Supplied information ::
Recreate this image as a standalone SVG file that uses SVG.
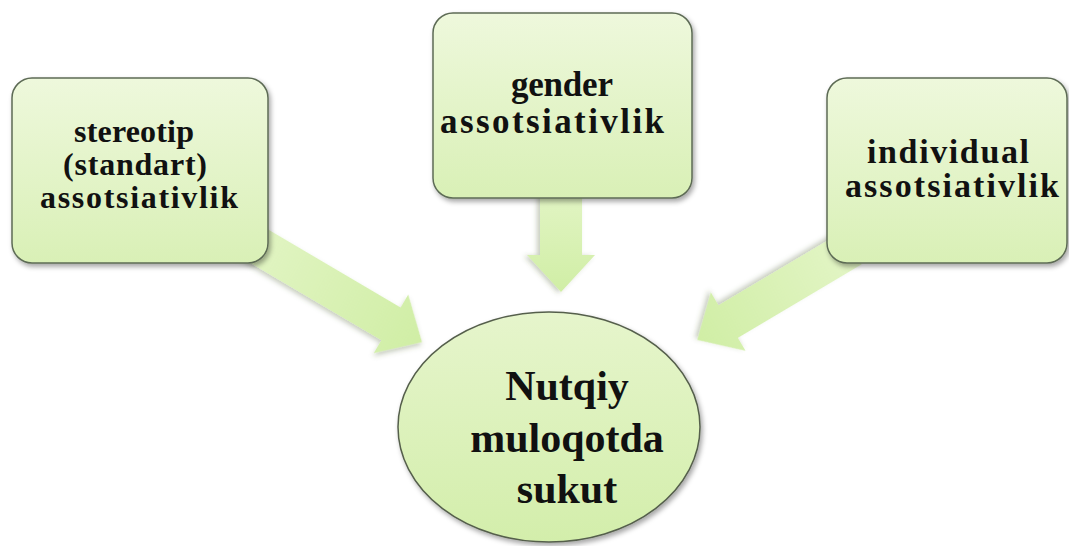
<svg xmlns="http://www.w3.org/2000/svg" width="1069" height="546" viewBox="0 0 1069 546">
<defs>
<linearGradient id="boxFill" x1="0" y1="0" x2="0" y2="1">
<stop offset="0" stop-color="#eef8dc"/>
<stop offset="1" stop-color="#d9f0b6"/>
</linearGradient>
<linearGradient id="ellFill" x1="0" y1="0" x2="0" y2="1">
<stop offset="0" stop-color="#e6f5cc"/>
<stop offset="1" stop-color="#d3eeab"/>
</linearGradient>
<linearGradient id="arrFill" x1="0" y1="0" x2="1" y2="0">
<stop offset="0" stop-color="#e3f5c6"/>
<stop offset="1" stop-color="#d0eea5"/>
</linearGradient>
<filter id="shadow" x="-20%" y="-20%" width="140%" height="140%">
<feDropShadow dx="2" dy="3" stdDeviation="2.5" flood-color="#000" flood-opacity="0.35"/>
</filter>
<filter id="ashadow" x="-20%" y="-20%" width="140%" height="140%">
<feDropShadow dx="1" dy="3" stdDeviation="2.5" flood-color="#4a5a30" flood-opacity="0.3"/>
</filter>
</defs>
<style>
.box{fill:url(#boxFill);stroke:#5d6b55;stroke-width:1.5;filter:url(#shadow)}
.ell{fill:url(#ellFill);stroke:#555f4c;stroke-width:1.5;filter:url(#shadow)}
.arr{fill:url(#arrFill);stroke:none;filter:url(#ashadow)}
.t{font-family:"Liberation Serif","Times New Roman",serif;font-weight:bold;fill:#111;text-anchor:middle}
.s32{font-size:32px}
.s34{font-size:34px}
.s35{font-size:35px}
.s42{font-size:42px}
</style>
<g id="connectors">
<path class="arr" transform="translate(235,232) rotate(30.5)" d="M0,-19 L181,-19 L181,-34 L217,0 L181,34 L181,19 L0,19 Z"/>
<path class="arr" transform="translate(561,185) rotate(90)" d="M0,-21 L70,-21 L70,-34 L107,0 L70,34 L70,21 L0,21 Z"/>
<path class="arr" transform="translate(852,248) rotate(149.3)" d="M0,-19 L144,-19 L144,-34 L180,0 L144,34 L144,19 L0,19 Z"/>
</g>
<g id="node-stereotip">
<rect class="box" x="12" y="78" width="256" height="185" rx="20"/>
<text class="t s32" x="134" y="142" textLength="120" lengthAdjust="spacing">stereotip</text>
<text class="t s32" x="135" y="175" textLength="144" lengthAdjust="spacing">(standart)</text>
<text class="t s32" x="139" y="208" textLength="198" lengthAdjust="spacing">assotsiativlik</text>
</g>
<g id="node-gender">
<rect class="box" x="433" y="13" width="259" height="185" rx="20"/>
<text class="t s35" x="562" y="96" textLength="102" lengthAdjust="spacing">gender</text>
<text class="t s35" x="552" y="133" textLength="224" lengthAdjust="spacing">assotsiativlik</text>
</g>
<g id="node-individual">
<rect class="box" x="827" y="78" width="240" height="185" rx="20"/>
<text class="t s34" x="948" y="163" textLength="162" lengthAdjust="spacing">individual</text>
<text class="t s34" x="952" y="197" textLength="214" lengthAdjust="spacing">assotsiativlik</text>
</g>
<g id="node-center">
<ellipse class="ell" cx="549" cy="427" rx="151" ry="115"/>
<text class="t s42" x="567" y="400">Nutqiy</text>
<text class="t s42" x="567" y="452">muloqotda</text>
<text class="t s42" x="567" y="503">sukut</text>
</g>
</svg>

Written exercise ::
Write out each line again precisely as it appears, skipping every picture.

Result ::
Recreate this image as a standalone SVG file that uses SVG.
<svg xmlns="http://www.w3.org/2000/svg" width="1069" height="546" viewBox="0 0 1069 546">
<defs>
<linearGradient id="boxFill" x1="0" y1="0" x2="0" y2="1">
<stop offset="0" stop-color="#eef8dc"/>
<stop offset="1" stop-color="#d9f0b6"/>
</linearGradient>
<linearGradient id="ellFill" x1="0" y1="0" x2="0" y2="1">
<stop offset="0" stop-color="#e6f5cc"/>
<stop offset="1" stop-color="#d3eeab"/>
</linearGradient>
<linearGradient id="arrFill" x1="0" y1="0" x2="1" y2="0">
<stop offset="0" stop-color="#e3f5c6"/>
<stop offset="1" stop-color="#d0eea5"/>
</linearGradient>
<filter id="shadow" x="-20%" y="-20%" width="140%" height="140%">
<feDropShadow dx="2" dy="3" stdDeviation="2.5" flood-color="#000" flood-opacity="0.35"/>
</filter>
<filter id="ashadow" x="-20%" y="-20%" width="140%" height="140%">
<feDropShadow dx="1" dy="3" stdDeviation="2.5" flood-color="#4a5a30" flood-opacity="0.3"/>
</filter>
</defs>
<style>
.box{fill:url(#boxFill);stroke:#5d6b55;stroke-width:1.5;filter:url(#shadow)}
.ell{fill:url(#ellFill);stroke:#555f4c;stroke-width:1.5;filter:url(#shadow)}
.arr{fill:url(#arrFill);stroke:none;filter:url(#ashadow)}
.t{font-family:"Liberation Serif","Times New Roman",serif;font-weight:bold;fill:#111;text-anchor:middle}
.s32{font-size:32px}
.s34{font-size:34px}
.s35{font-size:35px}
.s42{font-size:42px}
</style>
<g id="connectors">
<path class="arr" transform="translate(235,232) rotate(30.5)" d="M0,-19 L181,-19 L181,-34 L217,0 L181,34 L181,19 L0,19 Z"/>
<path class="arr" transform="translate(561,185) rotate(90)" d="M0,-21 L70,-21 L70,-34 L107,0 L70,34 L70,21 L0,21 Z"/>
<path class="arr" transform="translate(852,248) rotate(149.3)" d="M0,-19 L144,-19 L144,-34 L180,0 L144,34 L144,19 L0,19 Z"/>
</g>
<g id="node-stereotip">
<rect class="box" x="12" y="78" width="256" height="185" rx="20"/>
<text class="t s32" x="134" y="142" textLength="120" lengthAdjust="spacing">stereotip</text>
<text class="t s32" x="135" y="175" textLength="144" lengthAdjust="spacing">(standart)</text>
<text class="t s32" x="139" y="208" textLength="198" lengthAdjust="spacing">assotsiativlik</text>
</g>
<g id="node-gender">
<rect class="box" x="433" y="13" width="259" height="185" rx="20"/>
<text class="t s35" x="562" y="96" textLength="102" lengthAdjust="spacing">gender</text>
<text class="t s35" x="552" y="133" textLength="224" lengthAdjust="spacing">assotsiativlik</text>
</g>
<g id="node-individual">
<rect class="box" x="827" y="78" width="240" height="185" rx="20"/>
<text class="t s34" x="948" y="163" textLength="162" lengthAdjust="spacing">individual</text>
<text class="t s34" x="952" y="197" textLength="214" lengthAdjust="spacing">assotsiativlik</text>
</g>
<g id="node-center">
<ellipse class="ell" cx="549" cy="427" rx="151" ry="115"/>
<text class="t s42" x="567" y="400">Nutqiy</text>
<text class="t s42" x="567" y="452">muloqotda</text>
<text class="t s42" x="567" y="503">sukut</text>
</g>
</svg>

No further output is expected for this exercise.